** BEGIN MATERIAL PROVIDED **

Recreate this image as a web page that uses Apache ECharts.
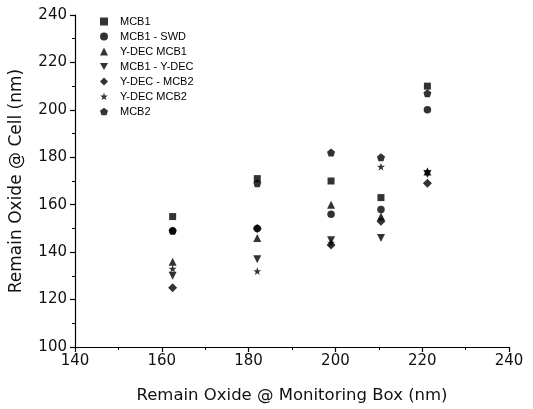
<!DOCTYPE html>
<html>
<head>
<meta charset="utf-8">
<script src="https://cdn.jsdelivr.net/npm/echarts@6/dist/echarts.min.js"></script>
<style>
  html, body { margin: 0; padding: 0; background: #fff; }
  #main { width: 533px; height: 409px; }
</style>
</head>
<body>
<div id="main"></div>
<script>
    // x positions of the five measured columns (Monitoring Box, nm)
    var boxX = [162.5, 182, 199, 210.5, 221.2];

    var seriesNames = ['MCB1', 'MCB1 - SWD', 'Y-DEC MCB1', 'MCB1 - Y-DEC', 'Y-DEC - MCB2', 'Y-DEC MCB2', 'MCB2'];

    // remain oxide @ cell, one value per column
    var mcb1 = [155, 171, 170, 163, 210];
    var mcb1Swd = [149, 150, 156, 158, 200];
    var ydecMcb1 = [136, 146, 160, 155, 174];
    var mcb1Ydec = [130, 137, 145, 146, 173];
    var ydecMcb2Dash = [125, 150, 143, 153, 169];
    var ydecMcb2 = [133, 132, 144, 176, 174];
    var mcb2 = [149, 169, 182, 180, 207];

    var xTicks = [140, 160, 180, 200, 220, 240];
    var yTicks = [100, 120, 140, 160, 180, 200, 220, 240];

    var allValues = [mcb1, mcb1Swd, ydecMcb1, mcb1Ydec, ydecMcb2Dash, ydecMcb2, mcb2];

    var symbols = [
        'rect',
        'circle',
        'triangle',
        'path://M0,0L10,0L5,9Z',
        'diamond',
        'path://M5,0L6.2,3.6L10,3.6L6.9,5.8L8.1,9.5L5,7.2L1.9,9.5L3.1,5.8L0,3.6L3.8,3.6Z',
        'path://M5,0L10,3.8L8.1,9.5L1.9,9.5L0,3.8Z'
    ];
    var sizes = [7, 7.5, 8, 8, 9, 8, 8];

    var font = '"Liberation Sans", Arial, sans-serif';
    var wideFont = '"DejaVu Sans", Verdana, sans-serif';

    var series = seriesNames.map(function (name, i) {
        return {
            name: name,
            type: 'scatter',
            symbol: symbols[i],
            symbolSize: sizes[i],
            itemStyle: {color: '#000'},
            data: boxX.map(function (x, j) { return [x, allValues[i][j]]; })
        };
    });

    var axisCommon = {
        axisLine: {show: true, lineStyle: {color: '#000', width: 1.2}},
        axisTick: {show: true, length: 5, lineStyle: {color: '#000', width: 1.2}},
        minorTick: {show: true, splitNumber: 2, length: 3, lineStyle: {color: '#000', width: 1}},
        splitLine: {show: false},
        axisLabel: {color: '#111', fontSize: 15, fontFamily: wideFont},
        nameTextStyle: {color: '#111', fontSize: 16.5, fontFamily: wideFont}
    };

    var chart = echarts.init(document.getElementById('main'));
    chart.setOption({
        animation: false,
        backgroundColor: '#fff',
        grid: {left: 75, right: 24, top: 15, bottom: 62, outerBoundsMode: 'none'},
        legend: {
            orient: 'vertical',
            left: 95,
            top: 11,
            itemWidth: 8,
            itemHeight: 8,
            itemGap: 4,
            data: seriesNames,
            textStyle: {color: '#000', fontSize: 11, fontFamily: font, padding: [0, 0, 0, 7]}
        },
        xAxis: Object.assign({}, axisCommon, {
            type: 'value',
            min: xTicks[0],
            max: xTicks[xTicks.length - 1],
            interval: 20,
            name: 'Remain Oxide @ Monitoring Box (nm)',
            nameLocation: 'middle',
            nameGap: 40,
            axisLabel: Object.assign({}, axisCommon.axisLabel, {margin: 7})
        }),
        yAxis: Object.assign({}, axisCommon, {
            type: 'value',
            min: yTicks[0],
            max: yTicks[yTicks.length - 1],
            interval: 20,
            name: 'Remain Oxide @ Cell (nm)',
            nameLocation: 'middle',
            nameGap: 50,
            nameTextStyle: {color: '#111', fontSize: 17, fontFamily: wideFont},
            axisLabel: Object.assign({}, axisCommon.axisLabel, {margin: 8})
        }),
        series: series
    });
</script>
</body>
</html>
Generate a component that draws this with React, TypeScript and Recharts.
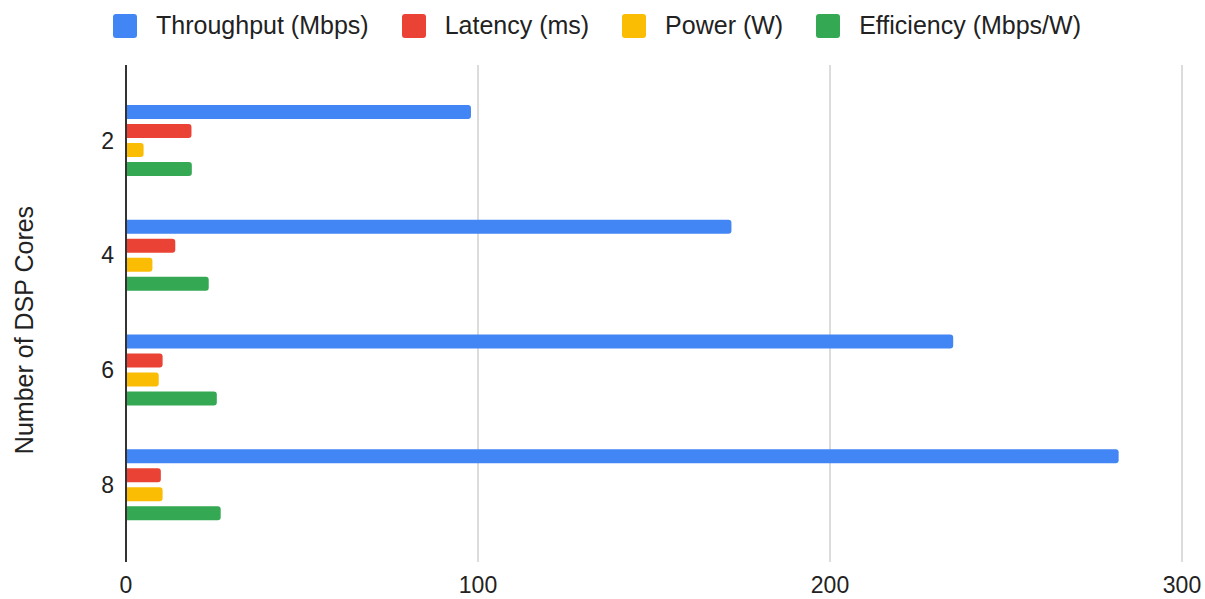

** END MATERIAL PROVIDED **

* **INSTRUCTIONS TO FOLLOW**: Copy nothing past the line containing "var seriesNames = ['MCB1', 'MCB1": reproduce every line from the start of the records up to it, skipping pictures.

* **WRITTEN ANSWER**:
Recreate this image as a web page that uses Apache ECharts.
<!DOCTYPE html>
<html>
<head>
<meta charset="utf-8">
<script src="https://cdn.jsdelivr.net/npm/echarts@6/dist/echarts.min.js"></script>
<style>
  html, body { margin: 0; padding: 0; background: #fff; }
  #main { width: 533px; height: 409px; }
</style>
</head>
<body>
<div id="main"></div>
<script>
    // x positions of the five measured columns (Monitoring Box, nm)
    var boxX = [162.5, 182, 199, 210.5, 221.2];

    var seriesNames = ['MCB1', 'MCB1 - SWD', 'Y-DEC MCB1', 'MCB1 - Y-DEC', 'Y-DEC - MCB2', 'Y-DEC MCB2', 'MCB2'];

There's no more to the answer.